La lectura de la decisión produce el efecto gracioso de las cosas cuya explicación misma es tan elemental que parece sobrar. En mi opinión, la sentencia plasma cuestiones de forma y procedimiento que, además de primordiales, son de capital importancia a la hora de tomarse en serio el dominio de la ley orgánica. De paso, finiquita una práctica legislativa que pretendía disolver en lo numérico lo que en rigor es una apuesta por una dinámica reforzada de producción normativa en áreas sensibles para la comunidad política; dinámica que, en tanto reforzada, trae consigo exigencias técnicas y deliberativas que van más allá (mucho más) del simple conteo de votos favorables.

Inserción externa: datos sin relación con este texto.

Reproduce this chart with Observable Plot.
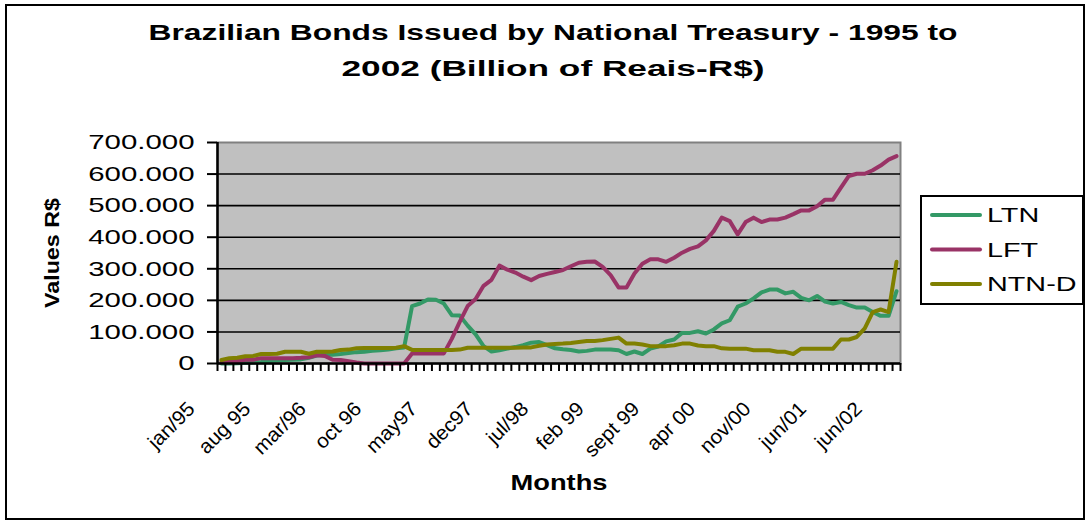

Un asunto que el Tribunal adelanta y resuelve de buena forma, y que una doctrina apreciable había adelantado ya, es la extensión y el alcance de la voz regulación en el contexto de la legislación orgánica. No obstante, deja sin resolver (quizá porque su juicio no lo exigía) una cuestión que estimo igualmente relevante: la sinergia entre el dominio de la ley orgánica y el material legal preconstitucional. A esto me referí hace un tiempo en este mismo espacio («La organicidad de la ley preconstitucional», Acento, 6 de septiembre de 2022): no es ni mucho menos intrascendente preguntarse cómo ha de enfrentarse el legislador al delicado asunto sobre las leyes que, aunque previas a la Constitución de 2010, encajen en su artículo 112. No creo tener la respuesta, pero todo indica que la “ruta material” –esa que hoy destaca el Tribunal Constitucional— es un buen punto de partida.

Las mayorías legislativas no surgen ni operan en el vacío, del mismo modo que las exigencias y técnicas deliberativas no son un envase hueco. Resulta cada vez más incomprensible que el poder se siga resistiendo a adaptarse a las categorías constitucionales que condicionan su ejercicio. Cada vez que ello ocurre, el señor Loewenstein pega un revolcón: he ahí otra vez, acechante y acosadora, la azarosa brecha entre la domesticación constitucional del poder y el despliegue cotidiano de las instituciones.